Another thing these campaigns fail to consider is the impact of rapacious social media companies on the back pockets of people who ought really to be hanging on to their kids' inheritances. Fiendishly addictive games such as Candy Crush and Farmville, for example, which coax players into spending real money on things called "virtual goods."

They're called "virtual" because they don't exist. It's stuff like extra levels, cheats and power-ups that give you advantage in the game but silently siphon off cash - more than you realise you're spending when you click Yes on a few windows asking you for 69p. It's invariably older people, in many cases alone and without someone to curb their spending, who get sucked in to this addictive, expensive cycle of in-game purchases. 

The state, of course, has a vested interest in getting everyone online too: it can create "customer service" portals such as gov.uk, which means civil servants never have to actually talk to the public and can instead direct them to a website. Now, in fairness, gov.uk isn't a bad site. At least, it wouldn't be, if it meant the public sector could employ fewer people to sit in call centres. But how many redundancies have been created thanks to gov.uk? I think we all know the answer. 
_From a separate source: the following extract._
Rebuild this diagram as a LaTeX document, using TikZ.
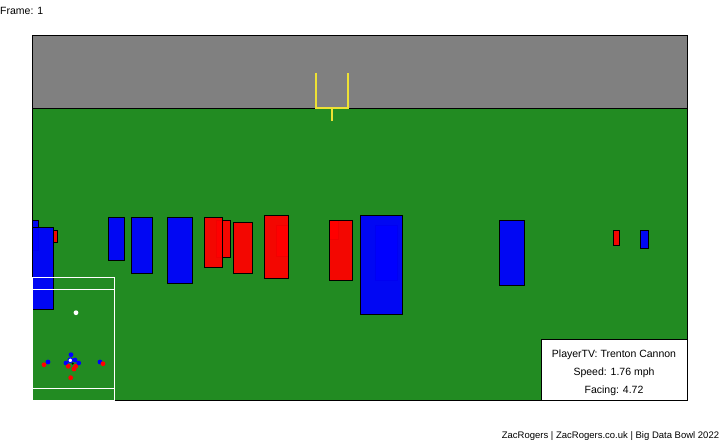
\documentclass[tikz,border=0pt]{standalone}
\usepackage{fontspec}
\setmainfont{Liberation Sans}
\definecolor{fieldgreen}{RGB}{34,139,34}
\definecolor{endgray}{RGB}{128,128,128}
\definecolor{gpyellow}{RGB}{238,226,52}
\definecolor{pblue}{RGB}{0,0,255}
\definecolor{pred}{RGB}{255,0,0}
\tikzset{
  bluep/.style={fill=pblue, fill opacity=0.95, draw=black, line width=0.9pt},
  redp/.style={fill=pred, fill opacity=0.95, draw=black, line width=0.9pt},
  ghostb/.style={fill=pblue, draw=black, line width=0.9pt},
  ghostr/.style={fill=pred, draw=black, line width=0.9pt},
  bdot/.style={fill=pblue},
  rdot/.style={fill=pred},
  mapline/.style={draw=white, line width=1pt},
  lbl/.style={inner sep=0pt, font=\fontsize{10.5}{12}\selectfont}
}
\begin{document}
\begin{tikzpicture}[x=1pt,y=-1pt]
\useasboundingbox[fill=white] (0,0) rectangle (720,440);
% field
\fill[fieldgreen] (32.5,35.5) rectangle (687.3,400);
\fill[endgray] (32.5,35.5) rectangle (687.3,108.3);
\draw[line width=1pt] (32.5,108.3) -- (687.3,108.3);
% goal post
\draw[gpyellow, line width=1.8pt] (316,72.7) -- (316,108.3) -- (348.3,108.3) -- (348.3,72.7);
\draw[gpyellow, line width=1.8pt] (332.2,108.3) -- (332.2,121);
% players
\begin{scope}
\clip (33,36) rectangle (687,400);
\draw[bluep] (30,220) rectangle (38.7,250);
\draw[bluep] (30,227.3) rectangle (53.7,309.3);
\draw[redp] (53.3,230) rectangle (57.7,242.7);
\draw[bluep] (108.3,217.3) rectangle (124.7,260.7);
\draw[bluep] (131.3,217.3) rectangle (152.7,273.7);
\draw[bluep] (167.3,217.3) rectangle (192.7,283.7);
\draw[redp] (216.7,220) rectangle (230.7,257.3);
\draw[redp] (204.3,217.3) rectangle (222.7,267.3);
\draw[redp] (233.3,222.3) rectangle (252.7,273.7);
\draw[ghostr] (276,225) rectangle (288.7,256.7);
\draw[redp] (264.3,215.3) rectangle (288.7,278.7);
\draw[ghostr] (329.3,220.3) rectangle (338.3,239.7);
\draw[redp] (329.3,220.3) rectangle (352.7,280.7);
\draw[ghostb] (375,225) rectangle (397.3,280);
\draw[bluep] (360.3,215.3) rectangle (402.7,314.7);
\draw[bluep] (499.3,220.3) rectangle (524.7,285.7);
\draw[redp] (613.3,230.3) rectangle (619.7,245.3);
\draw[bluep] (640.3,230.3) rectangle (648.7,248.7);
\end{scope}
% field border
\draw[line width=1pt] (114.7,400) -- (687.3,400) -- (687.3,35.5) -- (32.5,35.5) -- (32.5,277);
% minimap
\draw[mapline] (33,277.3) -- (114.7,277.3) -- (114.7,400);
\draw[mapline] (33,289.3) -- (114.7,289.3);
\draw[mapline] (33,388.3) -- (114.7,388.3);
\fill[white] (76,312.7) circle (2.4);
\fill[bdot] (71,354.7) circle (2.4);
\fill[bdot] (48,362) circle (2.4);
\fill[bdot] (66,363) circle (2.4);
\fill[bdot] (78.7,363) circle (2.4);
\fill[bdot] (75,360) circle (2.4);
\fill[bdot] (100,362) circle (2.4);
\fill[rdot] (44,364.7) circle (2.4);
\fill[rdot] (103,363.7) circle (2.4);
\fill[rdot] (68.3,366.3) circle (2.4);
\fill[rdot] (75.7,366.3) circle (2.4);
\fill[rdot] (74,369) circle (2.4);
\fill[rdot] (70.7,377.7) circle (2.4);
\fill[black] (72.7,363.5) circle (1.2);
\draw[fill=white, draw=pblue, line width=1pt] (70.3,360.3) circle (2.4);
% info box
\draw[fill=white, line width=1pt] (541.7,339) rectangle (687.3,400);
\node[lbl, anchor=base] (tv) at (614,357.3) {PlayerTV: Trenton Cannon};
\node[lbl, anchor=base] (speed) at (614,375.3) {Speed: 1.76 mph};
\node[lbl, anchor=base] (facing) at (614,393.3) {Facing: 4.72};
% labels
\node[lbl, anchor=base west] (frame) at (0,14.3) {Frame: 1};
\node[inner sep=0pt, anchor=base east, font=\fontsize{9.5}{11}\selectfont] (credit) at (719.3,438) {ZacRogers | ZacRogers.co.uk | Big Data Bowl 2022};
\end{tikzpicture}
\end{document}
Call me a conspiracy theorist, but this screams of feudalism: the state and big business colluding to, on the one hand, keep people dependent on and grateful for government handouts, and, on the other, open up a lucrative new pool of customers with poor impulse control - exactly the sort of personality vulnerable to fleecing by the social gaming industry, which makes its money from lonely people sitting at home all day.

Makes you wonder, doesn't it. I mean, why bother earning at all, when the state not only provides all your food, housing and beer money but gives you a free computer and subsidised broadband? I'm almost tempted to pack it all in and go on the dole myself. Good on Microsoft, I guess, for snagging themselves all these new Windows and Office users. But a Tory government should know better.